Suele decirse que para apreciar algo verdaderamente debe sentirse su falta. Es cierto: sucede con las personas, que solemos valorar más cuando se ausentan, y con tantas cosas que anhelamos, tal vez porque nos han hecho creer que nos van a hacer más felices y, cuando las tenemos, la ilusión que nos producen decrece irremisiblemente. Me viene al recuerdo el actor israelí Chaim Topol en el papel del lechero Tevye de El violinista en el tejado, en cuya oscarizada banda musical destacaba la canción Si yo fuera rico, en la que desplegaba un catálogo de las maravillas que la riqueza podría proporcionarle, tanto en bienes materiales como en su consideración social, desvanecido todo con la diáspora de los judíos en la Rusia de los zares.

La mayoría de nosotros consideramos natural la posesión y disfrute de algunos bienes básicos, como la casa que habitamos con sus correspondientes comodidades, la ropa que elegimos, el coche, la tecnología móvil de que disponemos, el tiempo de ocio, la compañía de los viejos amigos o un tranquilo paseo por nuestra ciudad.

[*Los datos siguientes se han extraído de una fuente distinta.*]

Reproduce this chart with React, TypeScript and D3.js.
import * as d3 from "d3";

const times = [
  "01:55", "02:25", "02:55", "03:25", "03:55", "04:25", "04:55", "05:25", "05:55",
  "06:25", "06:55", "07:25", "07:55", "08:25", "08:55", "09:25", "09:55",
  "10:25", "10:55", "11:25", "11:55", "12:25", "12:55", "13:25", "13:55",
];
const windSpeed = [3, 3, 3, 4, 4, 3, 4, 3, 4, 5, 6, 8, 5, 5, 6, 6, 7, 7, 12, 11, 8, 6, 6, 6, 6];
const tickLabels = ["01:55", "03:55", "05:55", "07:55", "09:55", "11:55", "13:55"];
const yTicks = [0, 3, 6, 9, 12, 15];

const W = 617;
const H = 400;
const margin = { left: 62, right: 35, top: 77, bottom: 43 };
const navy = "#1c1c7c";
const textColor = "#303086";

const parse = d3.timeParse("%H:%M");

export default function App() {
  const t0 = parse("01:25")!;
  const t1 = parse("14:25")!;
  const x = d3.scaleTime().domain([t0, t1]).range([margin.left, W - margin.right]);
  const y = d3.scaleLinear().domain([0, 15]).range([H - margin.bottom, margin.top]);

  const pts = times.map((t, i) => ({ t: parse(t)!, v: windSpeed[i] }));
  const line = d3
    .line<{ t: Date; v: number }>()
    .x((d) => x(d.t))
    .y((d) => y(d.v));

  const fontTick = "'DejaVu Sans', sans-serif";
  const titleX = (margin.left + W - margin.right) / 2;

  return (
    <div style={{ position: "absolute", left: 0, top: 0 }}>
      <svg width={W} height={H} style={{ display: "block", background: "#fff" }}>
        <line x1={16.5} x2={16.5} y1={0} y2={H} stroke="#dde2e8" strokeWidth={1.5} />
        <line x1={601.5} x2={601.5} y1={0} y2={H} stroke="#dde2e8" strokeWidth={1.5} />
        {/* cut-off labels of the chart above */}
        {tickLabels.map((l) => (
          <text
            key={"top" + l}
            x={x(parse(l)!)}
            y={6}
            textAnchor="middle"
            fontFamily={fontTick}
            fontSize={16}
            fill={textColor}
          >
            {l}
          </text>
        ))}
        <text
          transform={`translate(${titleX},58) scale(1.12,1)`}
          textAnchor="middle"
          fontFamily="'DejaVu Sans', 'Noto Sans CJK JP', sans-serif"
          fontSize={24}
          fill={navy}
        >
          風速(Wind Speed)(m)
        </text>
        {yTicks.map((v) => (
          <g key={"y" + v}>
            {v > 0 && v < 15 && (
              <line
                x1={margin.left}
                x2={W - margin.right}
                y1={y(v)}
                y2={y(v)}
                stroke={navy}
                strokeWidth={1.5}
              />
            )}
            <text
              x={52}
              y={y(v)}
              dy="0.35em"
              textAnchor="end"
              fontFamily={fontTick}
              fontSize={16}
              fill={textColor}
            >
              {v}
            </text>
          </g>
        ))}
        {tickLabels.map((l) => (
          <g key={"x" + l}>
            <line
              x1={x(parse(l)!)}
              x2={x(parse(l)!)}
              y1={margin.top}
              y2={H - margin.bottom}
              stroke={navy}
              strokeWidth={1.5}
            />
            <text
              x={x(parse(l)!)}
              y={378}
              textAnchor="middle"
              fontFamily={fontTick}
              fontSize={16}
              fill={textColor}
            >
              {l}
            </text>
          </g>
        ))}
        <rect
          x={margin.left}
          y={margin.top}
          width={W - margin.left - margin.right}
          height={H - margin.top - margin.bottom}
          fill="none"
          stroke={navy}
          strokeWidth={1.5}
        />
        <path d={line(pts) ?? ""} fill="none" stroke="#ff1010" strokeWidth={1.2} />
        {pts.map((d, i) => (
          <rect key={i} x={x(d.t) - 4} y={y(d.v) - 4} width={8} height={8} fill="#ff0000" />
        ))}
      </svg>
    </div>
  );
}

Tan natural que normalmente orientamos nuestros deseos hacia otras cosas que no tenemos para, en el caso de conseguirlas, enfocar nuestras aspiraciones hacia nuevas metas. Y así sucesivamente con el riesgo de entrar en un bucle generador de frustración permanente.

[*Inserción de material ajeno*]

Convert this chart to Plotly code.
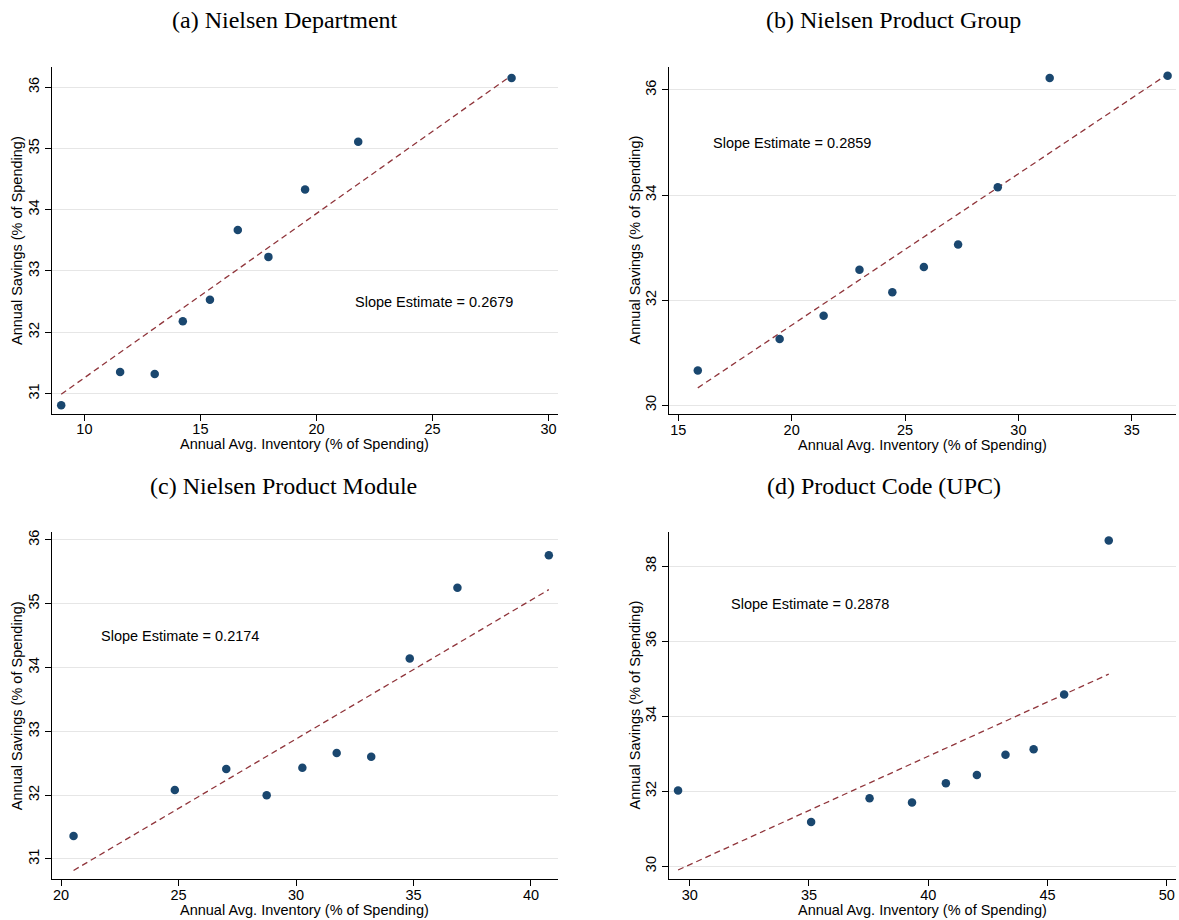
import plotly.graph_objects as go

W, H = 1179, 920

# ---------------- data ----------------
titles = ["(a) Nielsen Department", "(b) Nielsen Product Group",
          "(c) Nielsen Product Module", "(d) Product Code (UPC)"]

x_a = [9.00, 11.54, 13.03, 14.24, 15.41, 16.61, 17.93, 19.51, 21.80, 28.41]
y_a = [30.81, 31.35, 31.32, 32.18, 32.53, 33.67, 33.23, 34.33, 35.11, 36.15]
fit_x_a = [9.00, 28.41]
fit_y_a = [30.99, 36.19]

x_b = [15.86, 19.47, 21.41, 22.99, 24.44, 25.83, 27.34, 29.09, 31.38, 36.58]
y_b = [30.66, 31.26, 31.70, 32.58, 32.15, 32.63, 33.06, 34.15, 36.23, 36.27]
fit_x_b = [15.86, 36.58]
fit_y_b = [30.33, 36.30]

x_c = [20.53, 24.84, 27.03, 28.75, 30.27, 31.73, 33.20, 34.84, 36.87, 40.76]
y_c = [31.36, 32.08, 32.41, 32.00, 32.43, 32.66, 32.60, 34.14, 35.25, 35.76]
fit_x_c = [20.53, 40.76]
fit_y_c = [30.82, 35.22]

x_d = [29.51, 35.09, 37.54, 39.32, 40.74, 42.04, 43.24, 44.42, 45.70, 47.57]
y_d = [32.02, 31.18, 31.81, 31.70, 32.21, 32.43, 32.97, 33.12, 34.58, 38.68]
fit_x_d = [29.51, 47.57]
fit_y_d = [29.90, 35.12]

slope_labels = ["Slope Estimate = 0.2679", "Slope Estimate = 0.2859",
                "Slope Estimate = 0.2174", "Slope Estimate = 0.2878"]
slope_pos_x = [21.58, 16.46, 21.60, 31.66]
slope_pos_y = [32.49, 34.99, 34.50, 36.99]

x_ticks = [[10, 15, 20, 25, 30], [15, 20, 25, 30, 35],
           [20, 25, 30, 35, 40], [30, 35, 40, 45, 50]]
y_ticks = [[31, 32, 33, 34, 35, 36], [30, 32, 34, 36],
           [31, 32, 33, 34, 35, 36], [30, 32, 34, 36, 38]]
x_ranges = [[8.59, 30.41], [14.59, 36.95], [19.60, 41.15], [29.13, 50.39]]
y_ranges = [[30.67, 36.33], [29.83, 36.44], [30.68, 36.13], [29.65, 38.92]]

xs = [x_a, x_b, x_c, x_d]
ys = [y_a, y_b, y_c, y_d]
fxs = [fit_x_a, fit_x_b, fit_x_c, fit_x_d]
fys = [fit_y_a, fit_y_b, fit_y_c, fit_y_d]

x_title = "Annual Avg. Inventory (% of Spending)"
y_title = "Annual Savings (% of Spending)"

# ---------------- layout geometry (pixels) ----------------
# left, right, top, bottom of each plot area
boxes = [(51.7, 558.0, 65.0, 412.7), (669.0, 1176.0, 65.0, 413.0),
         (51.7, 558.0, 530.7, 879.3), (669.0, 1176.0, 530.7, 879.3)]
title_px = [(285, 18), (893, 18), (283, 485), (884, 485)]

def px(x):
    return x / W

def py(y):
    return 1 - y / H

NAVY = "#1a476f"
MAROON = "#90353b"
SANS = "Liberation Sans, Arial, Helvetica, sans-serif"
SERIF = "Palatino Linotype, Book Antiqua, Palatino, Liberation Serif, serif"

fig = go.Figure()
annotations = []
layout_axes = {}

for i in range(4):
    sfx = "" if i == 0 else str(i + 1)
    xa, ya = "x" + sfx, "y" + sfx
    fig.add_trace(go.Scatter(x=fxs[i], y=fys[i], mode="lines", xaxis=xa, yaxis=ya,
                             line=dict(color=MAROON, width=1.3, dash="6px,4px"),
                             showlegend=False, hoverinfo="skip"))
    fig.add_trace(go.Scatter(x=xs[i], y=ys[i], mode="markers", xaxis=xa, yaxis=ya,
                             marker=dict(color=NAVY, size=8.5, line=dict(width=0)),
                             showlegend=False))
    l, r, t, b = boxes[i]
    layout_axes["xaxis" + sfx] = dict(
        domain=[px(l), px(r)], anchor=ya, range=x_ranges[i],
        tickvals=x_ticks[i], ticks="outside", ticklen=6, tickcolor="black",
        ticklabelstandoff=-4,
        showgrid=False, zeroline=False, showline=True, linecolor="black", linewidth=1,
        tickfont=dict(family=SANS, size=14.5, color="black"))
    layout_axes["yaxis" + sfx] = dict(
        domain=[py(b), py(t)], anchor=xa, range=y_ranges[i],
        tickvals=y_ticks[i], ticks="outside", ticklen=6, tickcolor="black",
        tickangle=-90, showgrid=True, gridcolor="#e6e6e6", gridwidth=1.2,
        zeroline=False, showline=True, linecolor="black", linewidth=1,
        tickfont=dict(family=SANS, size=14.5, color="black"))
    # slope estimate text
    annotations.append(dict(x=slope_pos_x[i], y=slope_pos_y[i], xref=xa, yref=ya,
                            text=slope_labels[i], showarrow=False, xanchor="left",
                            yanchor="middle",
                            font=dict(family=SANS, size=14.5, color="black")))
    # panel titles
    tx, ty = title_px[i]
    annotations.append(dict(x=px(tx), y=py(ty), xref="paper", yref="paper",
                            text=titles[i], showarrow=False, xanchor="center",
                            yanchor="middle",
                            font=dict(family=SERIF, size=24, color="black")))
    # axis titles
    annotations.append(dict(x=px((l + r) / 2), y=py(b + 30.5), xref="paper", yref="paper",
                            text=x_title, showarrow=False, xanchor="center",
                            yanchor="middle",
                            font=dict(family=SANS, size=14.5, color="black")))
    annotations.append(dict(x=px(l - 34), y=py((t + b) / 2), xref="paper", yref="paper",
                            text=y_title, showarrow=False, xanchor="center",
                            yanchor="middle", textangle=-90,
                            font=dict(family=SANS, size=14.5, color="black")))

fig.update_layout(
    width=W, height=H, margin=dict(l=0, r=0, t=0, b=0),
    paper_bgcolor="white", plot_bgcolor="white",
    annotations=annotations, showlegend=False,
    **layout_axes)

fig.write_html("out.html", post_script="document.body.style.margin='0';")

Una posible solución sería realizar un ejercicio de empatía, o sea una aproximación afectiva a los sentimientos de otras personas, que podríamos referir, por ejemplo, a los que son migrantes por necesidad. Así, de alguna manera, sentiríamos como propio el impulso de los que, con riesgo grave de su vida, se lanzan a los mares buscando una tierra de acogida que proporcione a su familia lo estrictamente imprescindible para el cuerpo y el espíritu. Nos solidarizaríamos con los 250.000 salvadoreños residentes en Estados Unidos que pueden ser expulsados tras décadas de estancia allí, por la ocurrencia de un dirigente nefasto. Repasando la historia reciente, nos encontraremos con los "transterrados" de nuestra Guerra Civil. Y si nos remontamos veinte siglos atrás y somos cristianos, viviremos la angustia de un padre que no encuentra cobijo para su esposa a punto de dar a luz. Con este ejercicio dicen algunos que nuestras preocupaciones de habitantes de un mundo cómodo pasarán a segundo término y, lo que es mejor, podremos convertirnos en mejores personas.